The director of SPC’s Applied Geoscience and Technology Division (SOPAC), professor Mike Petterson, also stressed caution, and said that regulations governing deep sea mining need to be established before any exploration activity is permitted.

“As a region, we need to use [the] best current knowledge to put in place regulatory measures before any seabed mining starts. By proactively agreeing common standards and tools across the Pacific, we can empower member countries to protect their marine environments (...) whilst exploring the economic opportunity presented by their seabed minerals,” he said.

Although the SPC-EU project provides a collective means for Pacific Island countries to manage any environmental impacts from future deep sea mining, Petterson pointed out that regulating the industry will ultimately be a matter of sovereign responsibility.

“While SOPAC will continue to play an important role in helping countries to agree common standards, the ultimate responsibility for protecting the marine environment inevitably lies with Pacific Island countries themselves, not regional agencies like SPC,” he said.

Chatham Rock Phosphate

One company looking to be among the front runners in this pioneering mining initiative is New Zealand-based Chatham Rock Phosphate (CRP - see p25).

The company is planning to extract the fertiliser mineral, phosphate, from depths of around 400 metres in an area of the south Pacific seabed known as Chatham Rise.

In early December 2013, CRP received a permit from the New Zealand Petroleum and Minerals Ministry to mine phosphate from the ocean floor. “This is our most important milestone to date. It means we’re half way to being permitted,” said Chris Castle, CRP’s managing director.

According to CRP, its plans to mine rock phosphate from the Pacific seabed are environmentally supported by the fact that sourcing the fertiliser mineral in this way will involve a smaller carbon footprint than the present arrangement of importing phosphate into New Zealand from Morocco.

It also argues that meticulous vetting of the impacts of mining the seabed have ensured that the negative effects of CRP’s activity will be minimal.

“Our proposed mining operations are subject to a rigorous environmental evaluation and monitoring process. These cost millions of dollars, require years of research, consultation and official process, and involve full public scrutiny. We have confidence this process will result in a mining plan that will minimise the environmental impact of our operations,” CRP said in November.

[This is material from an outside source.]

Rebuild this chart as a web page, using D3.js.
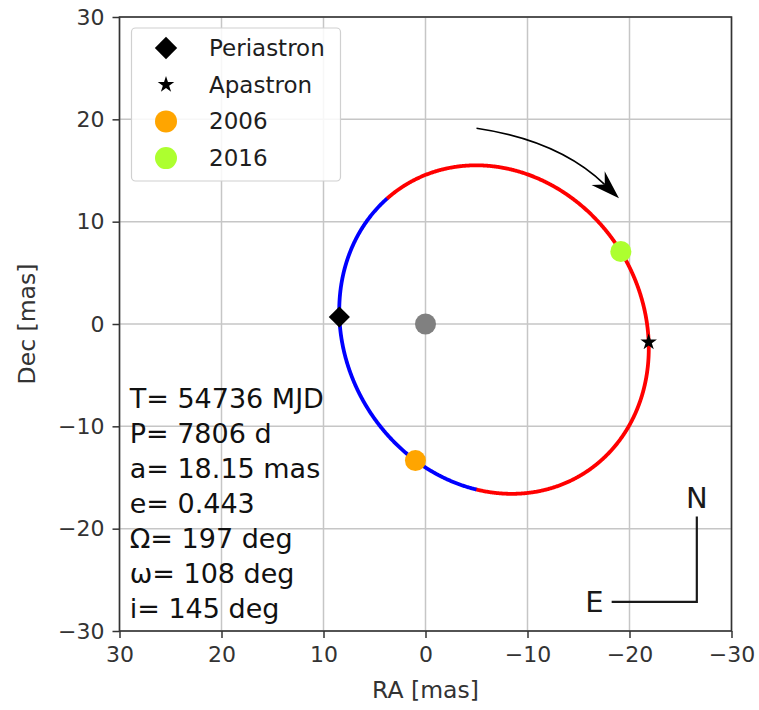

CRP is yet to receive a Marine Consent for the Chatham Rise project in accordance with New Zealand’s Exclusive Economic Zone and Continental Shelf (Environmental Effects) Act 2012, which it intends to apply for early this year.

Permitting aside, CRP may also face headwinds in the form of organised opposition to deep sea mining.

Global environmental action group, Greenpeace, has been vocal about its concerns regarding the Chatham Rise project.

“It is almost certain that both the removal and processing of the seabed material, and the subsequent discharge of the unwanted material, will impact upon the mining site and surrounding/downstream marine habitats and species,” the group told IM.

“This means that the phosphate nodules come with quite a big carbon footprint of their own,” it added.